Panel Objective and Members. The objective of the NAPA Transition 2016 Panel on Bringing Strategic Foresight to Bear in Policy Planning and Management is to make a case for why this should be an important element in the next president’s management agenda.  It will examine efforts in Strategic Foresight that have been effective within the federal government and in other sectors, and offer options, principles and policies that might be adopted by a new Administration.

The Strategic Foresight Panel is comprised of over a dozen NAPA fellows and invited experts from the field. In addition, the Panel has the generous support of several corporate partners.  Grant Thornton is providing staff support, Booz Allen Hamilton is organizing strategic foresight sessions to demonstrate their value, and Toffler Associates has offered to draft case studies of where the use of strategic foresight in recent years has contributed to better decision making in federal agencies, as well as undertake a survey of where foresight is currently being practiced in major departments and agencies.

Progress to Date.  The Panel has developed an understanding of the state of the art in the federal foresight community today and found wide variations in approaches as well as in levels of maturity. It plans to develop a summary paper with recommendations by early May.  This will be supplemented with insights from panel members via the Transition 2016 blog, the case studies prepared by Toffler Associates, as well as its survey results of the status of foresight capabilities in major federal departments and agencies.  Following is a list of blog posts to date:

  • Past Is Prologue?  Part II of the Historical Context of Strategic Foresight in the Federal Government, by Kenneth Hunter (to come)

In addition to written recommendations, the Panel sees importance in demonstrating and promoting the value of the use of foresight techniques. This will be primarily done via a series of four in-person table-top exercises on selected topics to demonstrate how foresight scenarios are developed, and their potential value to decision makers.

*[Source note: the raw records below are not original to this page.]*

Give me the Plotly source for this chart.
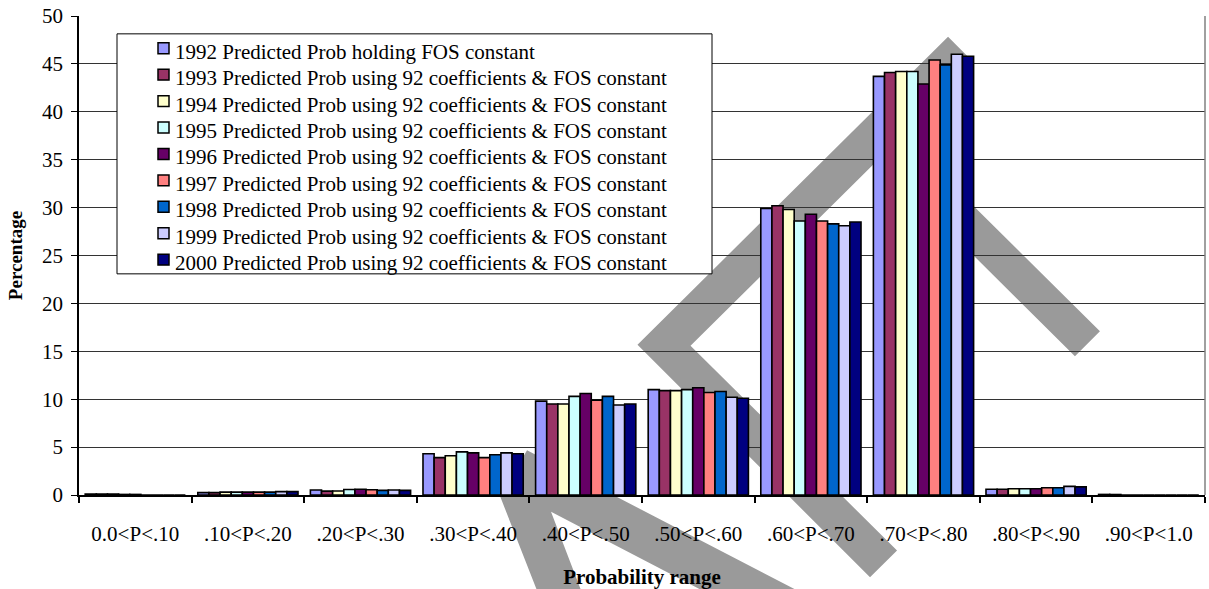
import plotly.graph_objects as go

# Probability ranges on the category axis
categories = ["0.0<P<.10", ".10<P<.20", ".20<P<.30", ".30<P<.40", ".40<P<.50",
              ".50<P<.60", ".60<P<.70", ".70<P<.80", ".80<P<.90", ".90<P<1.0"]

# Percentage of cases in each range, one list per year
pct_1992 = [0.10, 0.25, 0.52, 4.3, 9.8, 11.0, 29.9, 43.7, 0.60, 0.06]
pct_1993 = [0.10, 0.25, 0.40, 3.9, 9.5, 10.9, 30.2, 44.1, 0.60, 0.05]
pct_1994 = [0.10, 0.30, 0.42, 4.1, 9.5, 10.9, 29.8, 44.2, 0.65, 0.0]
pct_1995 = [0.06, 0.30, 0.58, 4.5, 10.3, 11.0, 28.6, 44.2, 0.65, 0.0]
pct_1996 = [0.06, 0.30, 0.60, 4.4, 10.6, 11.2, 29.3, 42.9, 0.65, 0.0]
pct_1997 = [0.0, 0.30, 0.55, 3.9, 9.9, 10.7, 28.6, 45.4, 0.75, 0.0]
pct_1998 = [0.0, 0.30, 0.48, 4.2, 10.3, 10.8, 28.3, 44.9, 0.75, 0.0]
pct_1999 = [0.0, 0.35, 0.52, 4.4, 9.4, 10.2, 28.1, 46.0, 0.90, 0.0]
pct_2000 = [0.0, 0.35, 0.48, 4.3, 9.5, 10.1, 28.5, 45.8, 0.85, 0.0]

series_names = [
    "1992 Predicted Prob holding FOS constant",
    "1993 Predicted Prob using 92 coefficients & FOS constant",
    "1994 Predicted Prob using 92 coefficients & FOS constant",
    "1995 Predicted Prob using 92 coefficients & FOS constant",
    "1996 Predicted Prob using 92 coefficients & FOS constant",
    "1997 Predicted Prob using 92 coefficients & FOS constant",
    "1998 Predicted Prob using 92 coefficients & FOS constant",
    "1999 Predicted Prob using 92 coefficients & FOS constant",
    "2000 Predicted Prob using 92 coefficients & FOS constant",
]
series_values = [pct_1992, pct_1993, pct_1994, pct_1995, pct_1996,
                 pct_1997, pct_1998, pct_1999, pct_2000]
series_colors = ["#9999FF", "#993366", "#FFFFCC", "#CCFFFF", "#660066",
                 "#FF8080", "#0066CC", "#CCCCFF", "#000080"]

W, H = 1209, 589
M_L, M_R, M_T, M_B = 79, 4, 14, 92
PW, PH = W - M_L - M_R, H - M_T - M_B
SERIF = "Liberation Serif, Times New Roman, serif"
FS = 21

fig = go.Figure()
for name, vals, col in zip(series_names, series_values, series_colors):
    fig.add_trace(go.Bar(
        x=categories, y=vals, name=name, showlegend=False,
        marker=dict(color=col, line=dict(color="black", width=1.6)),
    ))


def px_x(px):
    return (px - M_L) / PW


def px_y(py):
    return (H - M_B - py) / PH


def poly_path(pts):
    return "M" + " L".join(f"{px_x(x):.4f},{px_y(y):.4f}" for x, y in pts) + " Z"


# grey background stamp behind the plot
stamp_main = [(870, 580), (637.5, 345.5), (948, 35), (970, 57), (970, 202),
              (1100, 332), (1075, 357), (930, 212), (930, 107),
              (690.5, 346.5), (897, 553)]
stamp_low = [(527, 452), (812, 601), (717, 601), (551, 514),
             (584, 601), (540, 601), (500, 498)]

shapes = []
for pts in (stamp_main, stamp_low):
    shapes.append(dict(type="path", xref="paper", yref="paper",
                       path=poly_path(pts), fillcolor="#9a9a9a",
                       line=dict(width=0), layer="below"))
# right frame of the plot area
shapes.append(dict(type="line", xref="paper", yref="paper", x0=1, x1=1, y0=0, y1=1,
                   line=dict(color="#808080", width=1.5)))

# legend panel: white box, one colour key and label per series
LEG_L, LEG_T, LEG_R, LEG_B = 117, 32, 712, 274
ROW0, ROW_STEP = 50, 26.65
shapes.append(dict(type="rect", xref="paper", yref="paper",
                   x0=px_x(LEG_L), x1=px_x(LEG_R), y0=px_y(LEG_B), y1=px_y(LEG_T),
                   fillcolor="white", line=dict(color="black", width=1), layer="above"))
annotations = []
for i, (name, col) in enumerate(zip(series_names, series_colors)):
    yc = ROW0 + i * ROW_STEP
    shapes.append(dict(type="rect", xref="paper", yref="paper",
                       x0=px_x(158), x1=px_x(169), y0=px_y(yc + 2), y1=px_y(yc - 9),
                       fillcolor=col, line=dict(color="black", width=1.5), layer="above"))
    annotations.append(dict(text=name, xref="paper", yref="paper",
                            x=px_x(173), y=px_y(yc), xanchor="left", yanchor="middle",
                            showarrow=False,
                            font=dict(family=SERIF, size=FS, color="black")))

fig.update_layout(
    width=W, height=H,
    margin=dict(l=M_L, r=M_R, t=M_T, b=M_B, pad=0),
    paper_bgcolor="white", plot_bgcolor="rgba(0,0,0,0)",
    barmode="group", bargap=0.11, bargroupgap=0.0,
    font=dict(family=SERIF, size=FS, color="black"),
    shapes=shapes, annotations=annotations,
    showlegend=False,
    xaxis=dict(
        type="category", tickson="boundaries", ticks="outside", ticklen=6,
        tickcolor="black", tickwidth=1.5, showline=True, linecolor="black",
        linewidth=2, showgrid=False, ticklabelstandoff=19,
        tickfont=dict(family=SERIF, size=FS),
        title=dict(text="<b>Probability range</b>", standoff=24,
                   font=dict(family=SERIF, size=FS)),
    ),
    yaxis=dict(
        range=[0, 50], dtick=5, ticks="outside", ticklen=6, tickcolor="black",
        tickwidth=1, showline=True, linecolor="black", linewidth=1.5,
        showgrid=True, gridcolor="#333333", gridwidth=1, zeroline=False,
        ticklabelstandoff=4, tickfont=dict(family=SERIF, size=FS),
        title=dict(text="<b>Percentage</b>", standoff=14,
                   font=dict(family=SERIF, size=19)),
    ),
)

fig.write_html("out.html")
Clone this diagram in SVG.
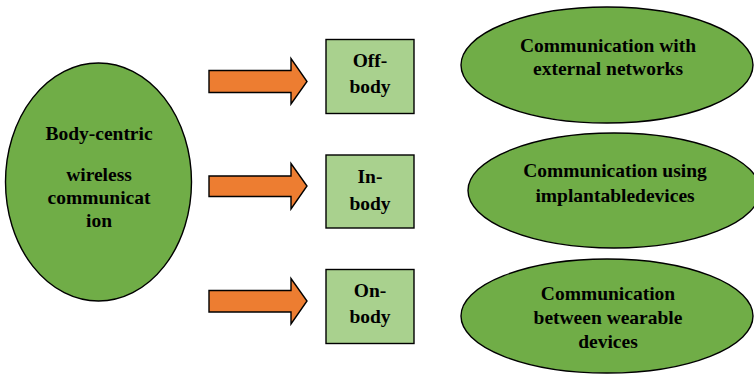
<svg xmlns="http://www.w3.org/2000/svg" width="754" height="375" viewBox="0 0 754 375">
<style>
.ell{fill:#70AD47;stroke:#000;stroke-width:1.4}
.box{fill:#A9D18E;stroke:#000;stroke-width:1.4}
.arr{fill:#ED7D31;stroke:#000;stroke-width:1.4;stroke-linejoin:miter}
text{font-family:"Liberation Serif","Times New Roman",serif;font-weight:bold;font-size:19.5px;fill:#000;text-anchor:middle}
</style>
<rect width="754" height="375" fill="#fff"/>
<g id="connectors">
<polygon class="arr" points="209,70.5 291,70.5 291,58.5 307,81.5 291,104 291,92.5 209,92.5"/>
<polygon class="arr" points="209,176 291,176 291,163.5 307,186 291,209 291,196.5 209,196.5"/>
<polygon class="arr" points="209,290.5 291,290.5 291,278.5 307,301 291,324 291,312 209,312"/>
</g>
<g id="body-centric">
<ellipse class="ell" cx="98.5" cy="182" rx="93" ry="119"/>
<text x="99" y="140">Body-centric</text>
<text x="99" y="180.5">wireless</text>
<text x="99" y="204">communicat</text>
<text x="99" y="227">ion</text>
</g>
<g id="off-body">
<rect class="box" x="326" y="39.5" width="88" height="74"/>
<text x="370" y="66.5">Off-</text>
<text x="370" y="93">body</text>
</g>
<g id="in-body">
<rect class="box" x="326" y="155" width="88" height="73"/>
<text x="370" y="183">In-</text>
<text x="370" y="210">body</text>
</g>
<g id="on-body">
<rect class="box" x="326" y="269.5" width="88" height="74"/>
<text x="370" y="296.5">On-</text>
<text x="370" y="323">body</text>
</g>
<g id="external">
<ellipse class="ell" cx="607" cy="65" rx="146" ry="58"/>
<text x="608" y="51.5">Communication with</text>
<text x="608" y="75">external networks</text>
</g>
<g id="implantable">
<ellipse class="ell" cx="614" cy="190.5" rx="146" ry="57.5"/>
<text x="615" y="176.5">Communication using</text>
<text x="615" y="201.5">implantabledevices</text>
</g>
<g id="wearable">
<ellipse class="ell" cx="607" cy="316" rx="146" ry="57"/>
<text x="608" y="300">Communication</text>
<text x="608" y="323.5">between wearable</text>
<text x="608" y="348">devices</text>
</g>
</svg>
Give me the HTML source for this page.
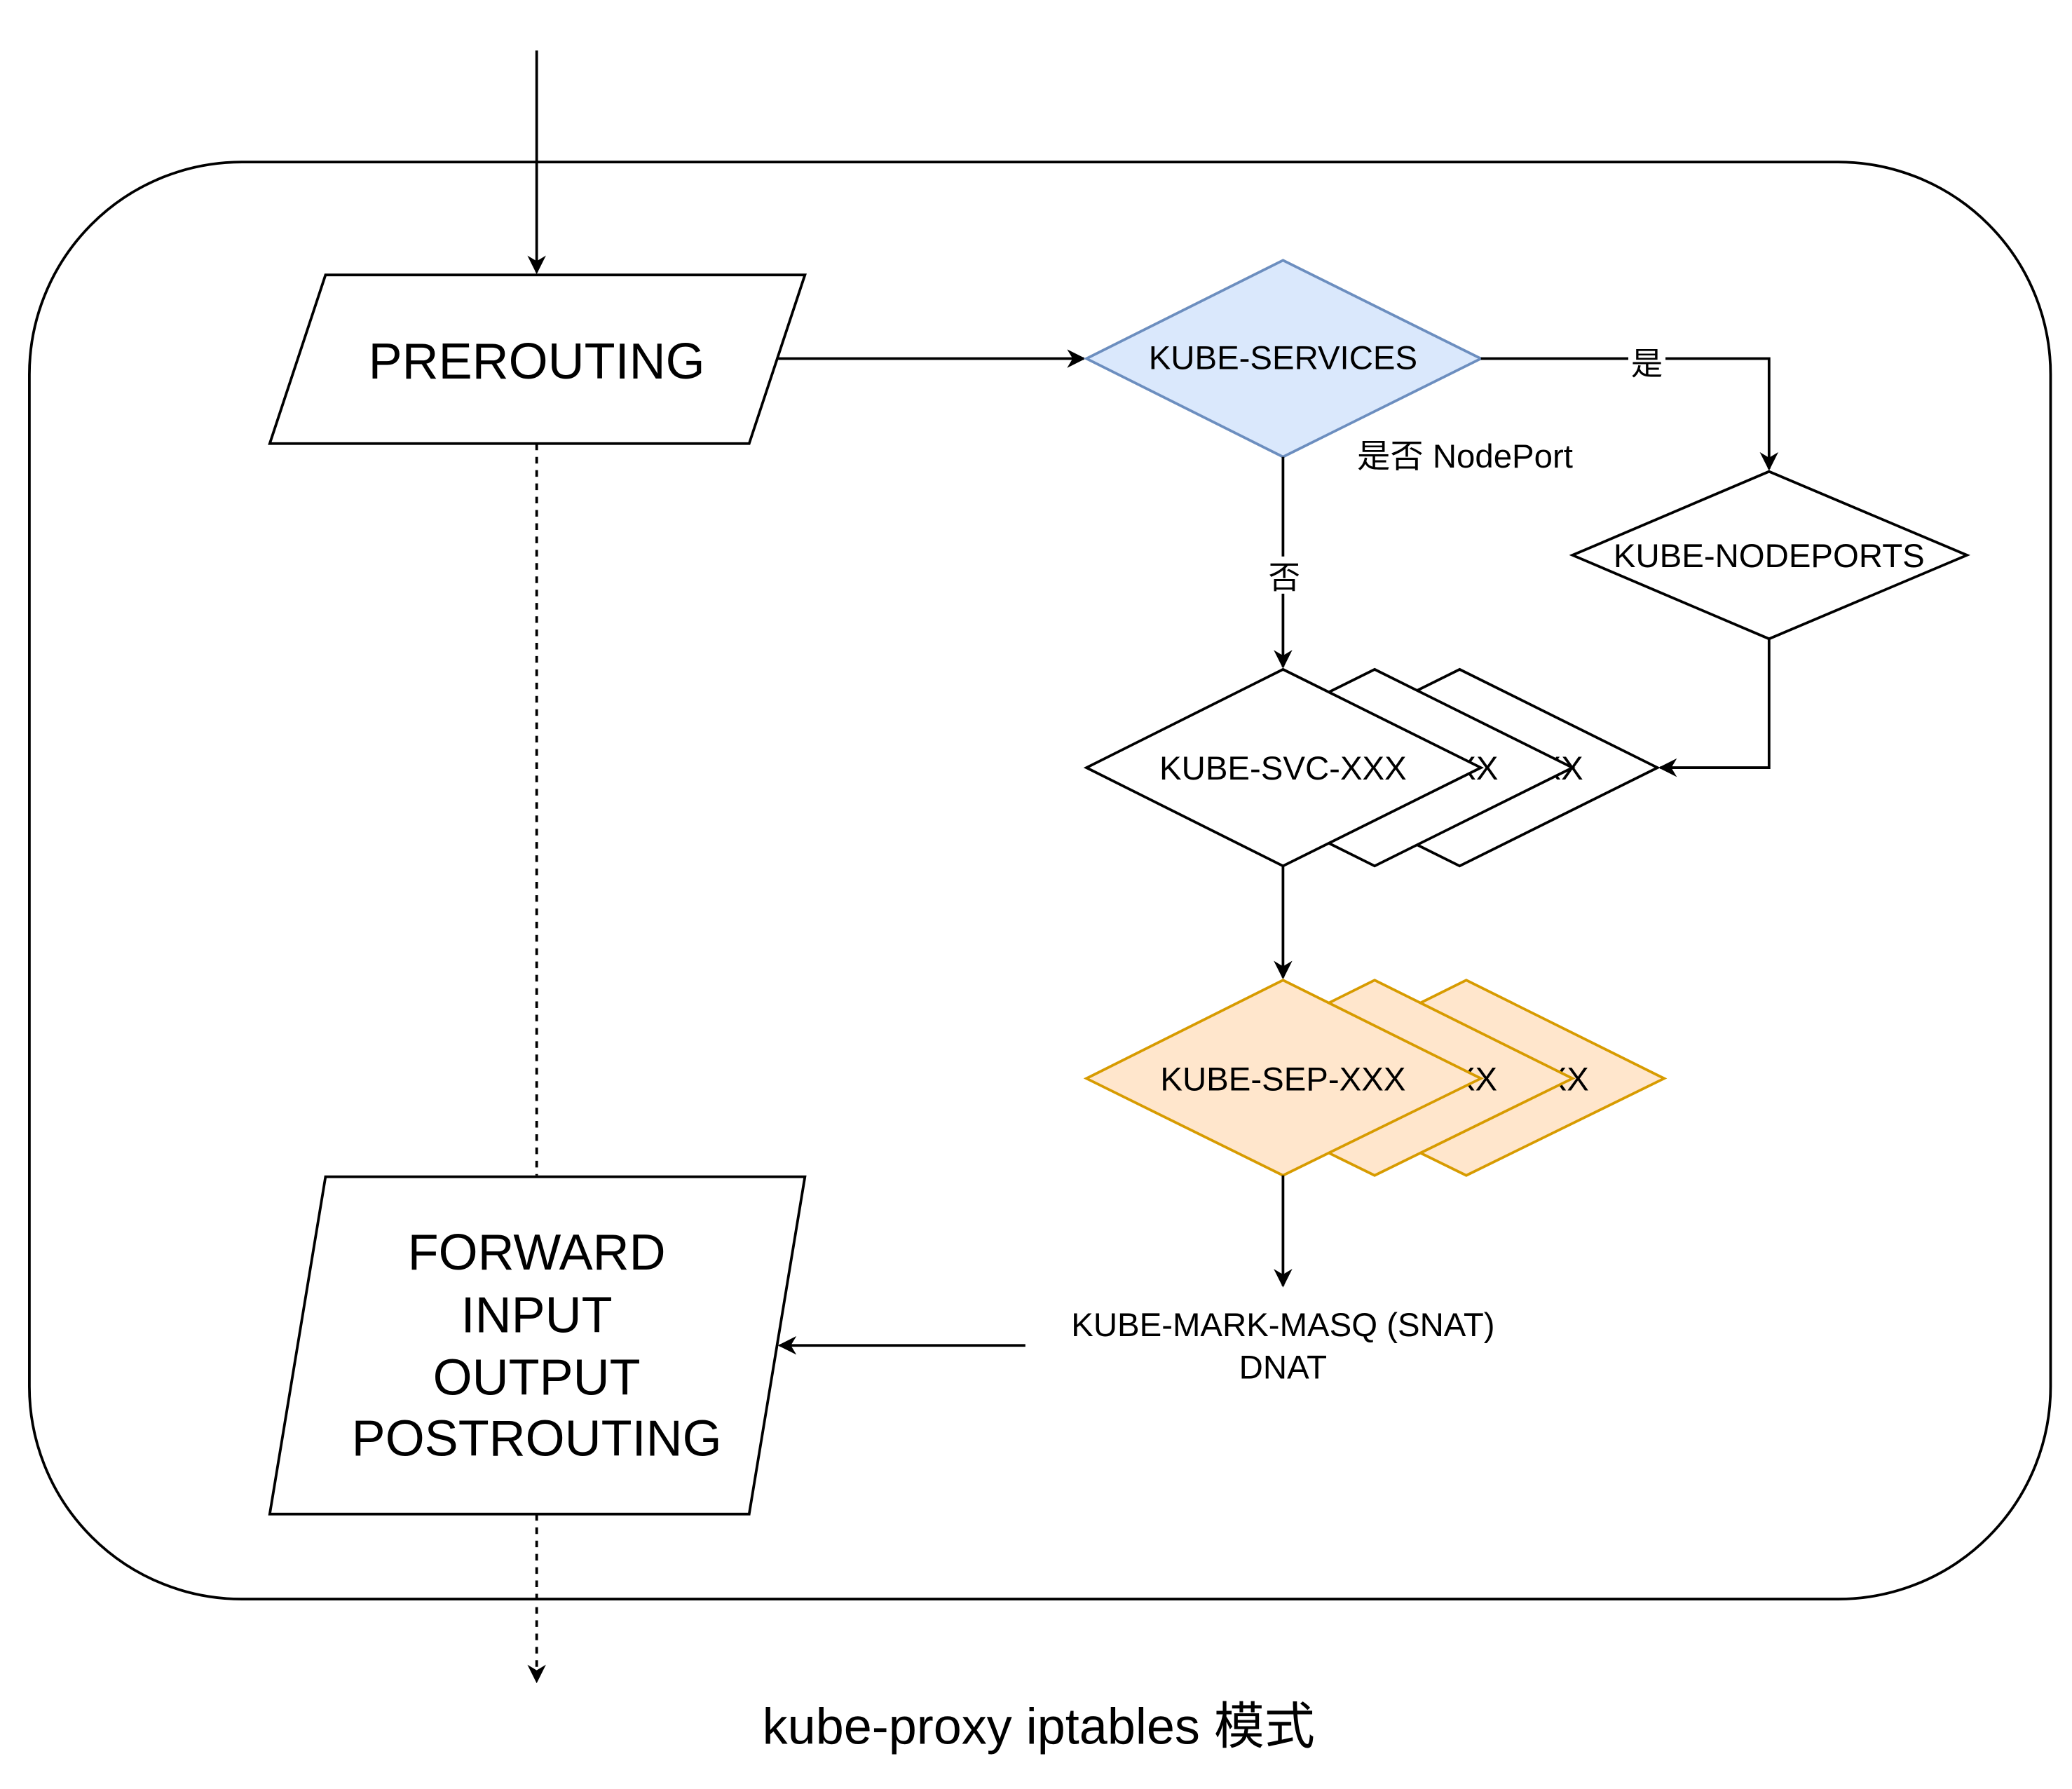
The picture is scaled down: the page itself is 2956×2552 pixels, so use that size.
<!DOCTYPE html>
<html><head><style>html,body{margin:0;padding:0;background:#fff}svg{display:block}</style></head><body>
<svg width="2956" height="2552" viewBox="0 0 1560 1347" xmlns="http://www.w3.org/2000/svg" font-family="'Liberation Sans','Noto Sans CJK SC',sans-serif">
<defs><marker id="a" viewBox="0 0 10 10" refX="9" refY="5" markerWidth="14" markerHeight="14" orient="auto" markerUnits="userSpaceOnUse"><path d="M0,0 L10,5 L0,10 L3,5 Z" fill="#000"/></marker></defs>
<rect x="22" y="122" width="1522" height="1082" rx="160" fill="#fff" stroke="#000" stroke-width="2"/>
<line x1="404" y1="38" x2="404" y2="205" stroke="#000" stroke-width="2" marker-end="url(#a)"/>
<polygon points="245,207 606,207 564,334 203,334" fill="#fff" stroke="#000" stroke-width="2"/>
<text x="404" y="285" font-size="38" text-anchor="middle">PREROUTING</text>
<line x1="404" y1="334" x2="404" y2="885" stroke="#000" stroke-width="2" stroke-dasharray="5,5"/>
<line x1="404" y1="1140" x2="404" y2="1266" stroke="#000" stroke-width="2" stroke-dasharray="5,5" marker-end="url(#a)"/>
<polygon points="245,886 606,886 564,1140 203,1140" fill="#fff" stroke="#000" stroke-width="2"/>
<g font-size="38" text-anchor="middle"><text x="404" y="956">FORWARD</text><text x="404" y="1003">INPUT</text><text x="404" y="1050">OUTPUT</text><text x="404" y="1096">POSTROUTING</text></g>
<line x1="585" y1="270" x2="816" y2="270" stroke="#000" stroke-width="2" marker-end="url(#a)"/>
<polygon points="966,196 1115,270 966,344 818,270" fill="#dae8fc" stroke="#6c8ebf" stroke-width="2"/>
<text x="966" y="278" font-size="25" text-anchor="middle">KUBE-SERVICES</text>
<polyline points="1115,270 1332,270 1332,353" fill="none" stroke="#000" stroke-width="2" marker-end="url(#a)"/>
<rect x="1226" y="258" width="28" height="28" fill="#fff"/>
<text x="1240" y="282" font-size="24" text-anchor="middle">是</text>
<text x="1103" y="352" font-size="25" text-anchor="middle">是否 NodePort</text>
<line x1="966" y1="344" x2="966" y2="502" stroke="#000" stroke-width="2" marker-end="url(#a)"/>
<rect x="953" y="419" width="28" height="28" fill="#fff"/>
<text x="967" y="443" font-size="24" text-anchor="middle">否</text>
<polygon points="1332,355 1481,418 1332,481 1184,418" fill="#fff" stroke="#000" stroke-width="2"/>
<text x="1332" y="427" font-size="25" text-anchor="middle">KUBE-NODEPORTS</text>
<polyline points="1332,481 1332,578 1250,578" fill="none" stroke="#000" stroke-width="2" marker-end="url(#a)"/>
<g stroke="#000" stroke-width="2" fill="#fff" font-size="25" text-anchor="middle">
<polygon points="1099,504 1248,578 1099,652 950,578"/><text x="1099" y="587" stroke="none" fill="#000">KUBE-SVC-XXX</text>
<polygon points="1035,504 1184,578 1035,652 886,578"/><text x="1035" y="587" stroke="none" fill="#000">KUBE-SVC-XXX</text>
<polygon points="966,504 1115,578 966,652 818,578"/><text x="966" y="587" stroke="none" fill="#000">KUBE-SVC-XXX</text>
</g>
<line x1="966" y1="652" x2="966" y2="736" stroke="#000" stroke-width="2" marker-end="url(#a)"/>
<g stroke="#d79b00" stroke-width="2" fill="#ffe6cc" font-size="25" text-anchor="middle">
<polygon points="1104,738 1253,812 1104,885 955,812"/><text x="1104" y="821" stroke="none" fill="#000">KUBE-SEP-XXX</text>
<polygon points="1035,738 1184,812 1035,885 886,812"/><text x="1035" y="821" stroke="none" fill="#000">KUBE-SEP-XXX</text>
<polygon points="966,738 1115,812 966,885 818,812"/><text x="966" y="821" stroke="none" fill="#000">KUBE-SEP-XXX</text>
</g>
<line x1="966" y1="885" x2="966" y2="968" stroke="#000" stroke-width="2" marker-end="url(#a)"/>
<text x="966" y="1006" font-size="25" text-anchor="middle">KUBE-MARK-MASQ (SNAT)</text>
<text x="966" y="1038" font-size="25" text-anchor="middle">DNAT</text>
<line x1="772" y1="1013" x2="587" y2="1013" stroke="#000" stroke-width="2" marker-end="url(#a)"/>
<text x="782" y="1313" font-size="38" text-anchor="middle">kube-proxy iptables 模式</text>
</svg>
</body></html>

These exercises will be jointly host with Booz Allen Hamilton, beginning in late March and running through September 2016.  Results will be summarized and shared via the Transition 2016 website, as well.  In the course of these exercises, we hope to engage opinion-influencers from a wide spectrum of perspectives, and begin to develop an ongoing network of people with experience and interest in foresight activities that can extend into the efforts of the next president’s transition team and new administration.